Graph question (1 Viewer)

[Saturn WY15]

Can some explain the graph y=x/arctanx

 

[4025808]

Can some explain the graph y=x/arctanx

it is an even function, that's the first part.

Hint: Draw arctanx, 1/arctanx and x on the same axes. Then multiply the ordinates of 1/arctanx and x together.

 

[Saturn WY15]

How do u even draw 1/arctanx

 

[Shadowdude]

How do u even draw 1/arctanx

You use the graph for arctan(x)

And then take reciprocals of ordinates.

 

[Saturn WY15]

How about when x=0 therefore arctan=0, what happens to the reciprocal.

 

[Shadowdude]

How about when x=0 therefore arctan=0, what happens to the reciprocal.

It goes off to infinity...

 

[Saturn WY15]

0/infinity= 0 that's wrong, cause when x=0 on graph x/arctanx y=1

 

[RealiseNothing]

0/infinity= 0 that's wrong, cause when x=0 on graph x/arctanx y=1

Use L'Hopital's rule:

 

[Aesytic]

it's also an open circle when x=0

 

[RealiseNothing]

it's also an open circle when x=0

No it's not, when x=0, f(x)=1.

 

[RealiseNothing]

0/infinity= 0 that's wrong, cause when x=0 on graph x/arctanx y=1

The reciprocal of arctanx when x=0 does go off to infinity. The reason why x/arctanx when x=0 is 1 is due to the 'x' that's now in the numerator, which changes the graph.

 

[lolcakes52]

Look, at the point x=0 y=arctan(x) has a gradient of 1 and y=x has a gradient of 1 and they both have a value of y=0. SO AT THE POINT x=0 THEY ARE BASICALLY THE SAME GRAPH! So they are equal at that point and the ratio between the two is 1, comprendai?

 

[Aesytic]

when x=0, x/arctanx = 0/0 which is undefined
i know the limit as x approaches 0 is 1, but because it is undefined when x=0, shouldn't it be an open circle at (0,1)?

 

[RealiseNothing]

when x=0, x/arctanx = 0/0 which is undefined
i know the limit as x approaches 0 is 1, but because it is undefined when x=0, shouldn't it be an open circle at (0,1)?

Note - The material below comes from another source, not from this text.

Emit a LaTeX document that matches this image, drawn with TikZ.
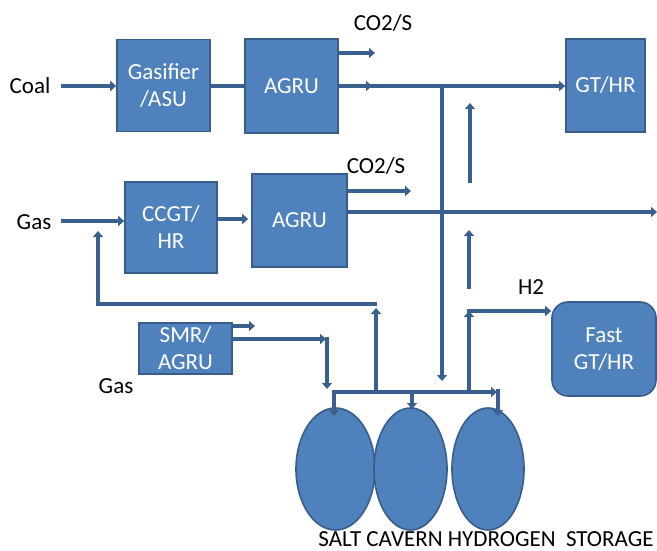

If the numerator wasn't 0 it would be, but because it is a 0 it changes the graph. ie 1/0, 2/0 etc would have an open circle, but 0/0 doesn't necessarily.

 

[Sy123]

I graphed f(x)=x/atan(x) on Geogebra. Then I put in f(0), the result said undefined, so therefore there should be an open circle there?

 

[seanieg89]

There should be an open circle at x=0. The expression 0/0 is undefined, so the function we are sketching is not defined at x=0. That the limit of f(x) is 1 as x approaches 0 is irrelevant.

Eg, the graph of y=x/x is the constant line y=1 with an open circle at the point (0,1).

Look up the phrase "removable singularity" if you want more examples.

 

[RealiseNothing]

Hmm I graphed it as well and it didn't come up with an open circle, oh well.

 

[seanieg89]

Some graphing software will 'simplify' the expression before graphing it, this can cause some domain problems.

 

[Carrotsticks]

Existence of left/right limit doesn't necessarily guarantee continuity.

 

[RealiseNothing]

Existence of left/right limit doesn't necessarily guarantee continuity.

Yer, I was thinking that the fact the numerator also went to 0 had some impact, guess not lol.